Record list

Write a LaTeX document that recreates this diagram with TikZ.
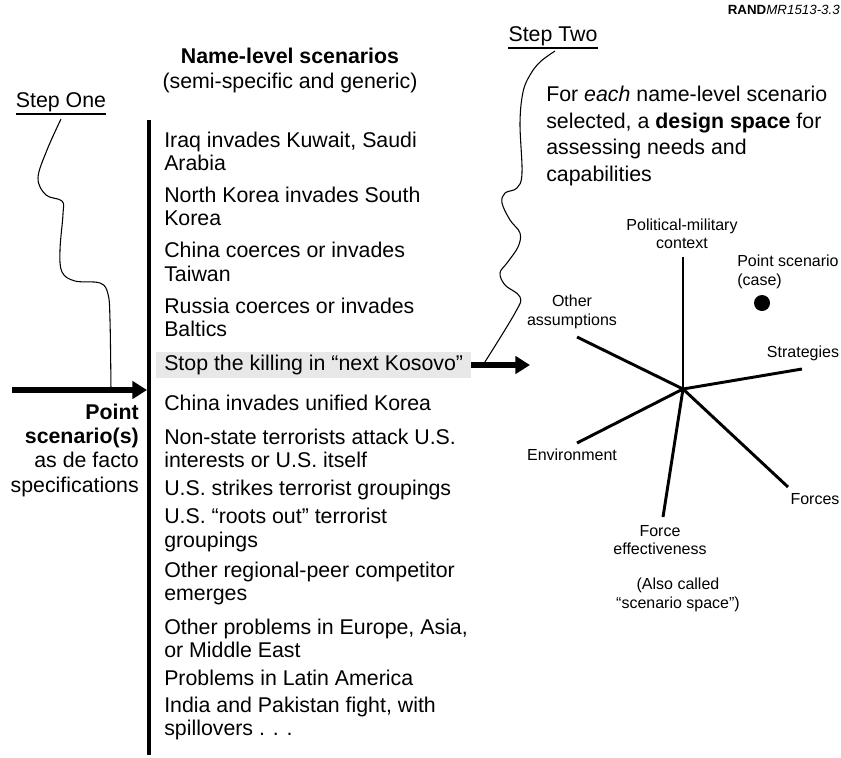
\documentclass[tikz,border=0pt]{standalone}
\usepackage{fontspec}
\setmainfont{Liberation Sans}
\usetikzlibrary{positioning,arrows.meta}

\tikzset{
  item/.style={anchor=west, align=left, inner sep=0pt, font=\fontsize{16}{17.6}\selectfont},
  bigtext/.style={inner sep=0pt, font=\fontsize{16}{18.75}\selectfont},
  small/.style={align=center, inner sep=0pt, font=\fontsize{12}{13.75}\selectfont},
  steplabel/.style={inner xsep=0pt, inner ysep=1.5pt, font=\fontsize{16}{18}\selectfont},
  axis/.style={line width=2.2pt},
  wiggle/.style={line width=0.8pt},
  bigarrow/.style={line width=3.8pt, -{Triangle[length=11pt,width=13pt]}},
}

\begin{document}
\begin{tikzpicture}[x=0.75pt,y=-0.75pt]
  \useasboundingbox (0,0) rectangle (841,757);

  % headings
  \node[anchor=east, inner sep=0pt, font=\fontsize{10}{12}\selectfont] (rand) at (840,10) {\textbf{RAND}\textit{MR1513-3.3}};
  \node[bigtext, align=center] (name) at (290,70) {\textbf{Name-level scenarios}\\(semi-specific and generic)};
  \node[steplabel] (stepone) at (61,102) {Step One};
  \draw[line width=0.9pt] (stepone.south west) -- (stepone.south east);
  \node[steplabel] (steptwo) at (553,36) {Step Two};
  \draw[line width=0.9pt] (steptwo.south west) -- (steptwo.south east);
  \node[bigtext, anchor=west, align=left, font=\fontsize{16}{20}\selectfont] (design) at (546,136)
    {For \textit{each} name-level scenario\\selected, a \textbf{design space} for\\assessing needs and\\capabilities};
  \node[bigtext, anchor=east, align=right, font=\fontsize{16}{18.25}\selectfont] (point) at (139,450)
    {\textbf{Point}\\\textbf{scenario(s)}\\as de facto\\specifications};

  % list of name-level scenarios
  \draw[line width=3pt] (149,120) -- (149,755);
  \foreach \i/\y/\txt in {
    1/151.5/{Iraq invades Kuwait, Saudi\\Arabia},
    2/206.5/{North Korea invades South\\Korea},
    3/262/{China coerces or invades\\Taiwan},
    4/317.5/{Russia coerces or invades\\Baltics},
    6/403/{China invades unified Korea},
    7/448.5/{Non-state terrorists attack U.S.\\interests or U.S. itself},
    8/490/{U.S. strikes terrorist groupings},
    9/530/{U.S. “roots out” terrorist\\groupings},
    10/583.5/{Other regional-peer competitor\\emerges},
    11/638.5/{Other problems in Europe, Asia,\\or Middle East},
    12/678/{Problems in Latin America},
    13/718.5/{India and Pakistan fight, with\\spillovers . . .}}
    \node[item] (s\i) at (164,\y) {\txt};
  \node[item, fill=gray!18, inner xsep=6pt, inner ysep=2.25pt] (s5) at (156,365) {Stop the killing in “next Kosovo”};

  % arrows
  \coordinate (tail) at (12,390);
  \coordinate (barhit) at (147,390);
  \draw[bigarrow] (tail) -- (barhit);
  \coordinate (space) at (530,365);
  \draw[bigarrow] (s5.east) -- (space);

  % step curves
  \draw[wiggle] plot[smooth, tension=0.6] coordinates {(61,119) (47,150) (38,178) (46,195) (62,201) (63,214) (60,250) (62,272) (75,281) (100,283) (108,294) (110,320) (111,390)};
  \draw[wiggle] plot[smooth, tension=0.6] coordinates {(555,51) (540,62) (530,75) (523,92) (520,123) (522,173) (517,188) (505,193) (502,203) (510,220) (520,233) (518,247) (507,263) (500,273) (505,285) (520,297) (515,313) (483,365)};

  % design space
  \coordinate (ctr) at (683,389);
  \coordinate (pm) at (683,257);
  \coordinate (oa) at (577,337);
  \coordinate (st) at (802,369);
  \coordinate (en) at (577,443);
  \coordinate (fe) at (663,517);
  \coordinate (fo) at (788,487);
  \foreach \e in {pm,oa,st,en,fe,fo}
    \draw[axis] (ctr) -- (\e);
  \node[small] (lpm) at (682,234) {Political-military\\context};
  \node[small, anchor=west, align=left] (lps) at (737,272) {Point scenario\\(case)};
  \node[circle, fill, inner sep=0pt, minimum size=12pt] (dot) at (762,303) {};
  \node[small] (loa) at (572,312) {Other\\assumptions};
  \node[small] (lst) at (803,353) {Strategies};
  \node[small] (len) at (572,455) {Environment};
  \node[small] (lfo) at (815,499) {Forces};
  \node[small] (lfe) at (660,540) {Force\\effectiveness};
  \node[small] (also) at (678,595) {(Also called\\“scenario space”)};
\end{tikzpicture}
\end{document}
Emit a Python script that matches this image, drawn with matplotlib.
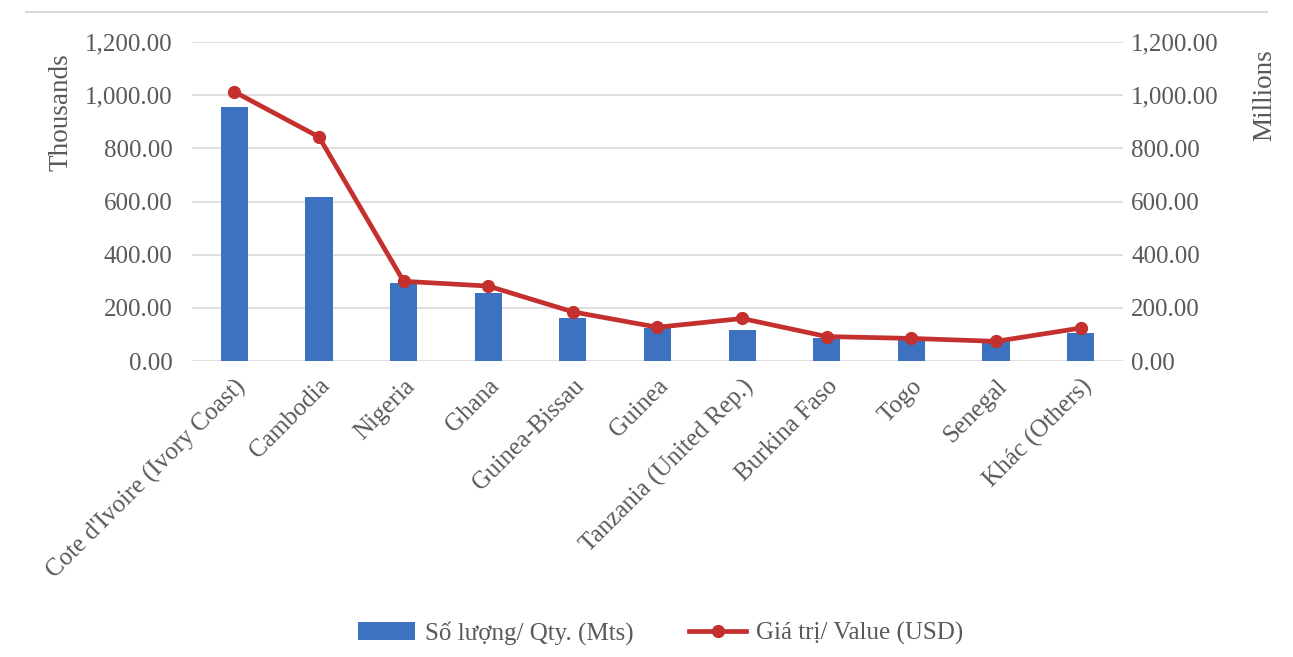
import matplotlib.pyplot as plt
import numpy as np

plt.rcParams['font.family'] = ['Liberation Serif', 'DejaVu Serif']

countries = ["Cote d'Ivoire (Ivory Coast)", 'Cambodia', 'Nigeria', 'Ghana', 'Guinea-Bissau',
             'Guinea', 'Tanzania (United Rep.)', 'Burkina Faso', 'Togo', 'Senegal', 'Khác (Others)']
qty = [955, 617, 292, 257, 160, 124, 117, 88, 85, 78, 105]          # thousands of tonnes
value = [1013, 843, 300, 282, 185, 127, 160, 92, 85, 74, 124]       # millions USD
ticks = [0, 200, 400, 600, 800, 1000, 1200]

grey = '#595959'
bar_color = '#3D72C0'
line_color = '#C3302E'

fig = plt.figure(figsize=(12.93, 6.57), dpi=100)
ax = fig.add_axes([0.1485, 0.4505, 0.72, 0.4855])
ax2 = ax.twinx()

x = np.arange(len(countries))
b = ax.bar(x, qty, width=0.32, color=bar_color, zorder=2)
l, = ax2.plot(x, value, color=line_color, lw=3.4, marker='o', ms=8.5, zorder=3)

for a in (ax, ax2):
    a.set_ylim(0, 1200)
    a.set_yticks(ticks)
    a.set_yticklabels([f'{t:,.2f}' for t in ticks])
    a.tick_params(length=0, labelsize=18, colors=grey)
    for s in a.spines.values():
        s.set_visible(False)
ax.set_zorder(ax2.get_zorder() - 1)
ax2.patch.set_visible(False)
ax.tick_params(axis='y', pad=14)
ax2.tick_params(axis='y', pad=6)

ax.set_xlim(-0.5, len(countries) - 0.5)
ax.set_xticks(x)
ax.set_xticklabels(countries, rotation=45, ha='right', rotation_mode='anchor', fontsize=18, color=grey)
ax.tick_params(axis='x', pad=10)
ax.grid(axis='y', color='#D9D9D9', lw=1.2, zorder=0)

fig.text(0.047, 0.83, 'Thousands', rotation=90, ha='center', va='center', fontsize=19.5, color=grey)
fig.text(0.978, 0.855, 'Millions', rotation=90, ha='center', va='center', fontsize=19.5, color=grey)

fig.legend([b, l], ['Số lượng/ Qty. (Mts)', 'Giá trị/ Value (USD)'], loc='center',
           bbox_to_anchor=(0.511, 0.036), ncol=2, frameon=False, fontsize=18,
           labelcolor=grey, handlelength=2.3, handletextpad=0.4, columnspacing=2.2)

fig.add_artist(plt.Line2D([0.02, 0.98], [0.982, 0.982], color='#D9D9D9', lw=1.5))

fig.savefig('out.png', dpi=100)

Objective
Using the data above, copy exactly the lines from the one containing "Emit a Python" to the one containing "marker='o', ms=8.5, zorder=3)", inclusive. Exclude the pictures.

Answer for the task
Emit a Python script that matches this image, drawn with matplotlib.
import matplotlib.pyplot as plt
import numpy as np

plt.rcParams['font.family'] = ['Liberation Serif', 'DejaVu Serif']

countries = ["Cote d'Ivoire (Ivory Coast)", 'Cambodia', 'Nigeria', 'Ghana', 'Guinea-Bissau',
             'Guinea', 'Tanzania (United Rep.)', 'Burkina Faso', 'Togo', 'Senegal', 'Khác (Others)']
qty = [955, 617, 292, 257, 160, 124, 117, 88, 85, 78, 105]          # thousands of tonnes
value = [1013, 843, 300, 282, 185, 127, 160, 92, 85, 74, 124]       # millions USD
ticks = [0, 200, 400, 600, 800, 1000, 1200]

grey = '#595959'
bar_color = '#3D72C0'
line_color = '#C3302E'

fig = plt.figure(figsize=(12.93, 6.57), dpi=100)
ax = fig.add_axes([0.1485, 0.4505, 0.72, 0.4855])
ax2 = ax.twinx()

x = np.arange(len(countries))
b = ax.bar(x, qty, width=0.32, color=bar_color, zorder=2)
l, = ax2.plot(x, value, color=line_color, lw=3.4, marker='o', ms=8.5, zorder=3)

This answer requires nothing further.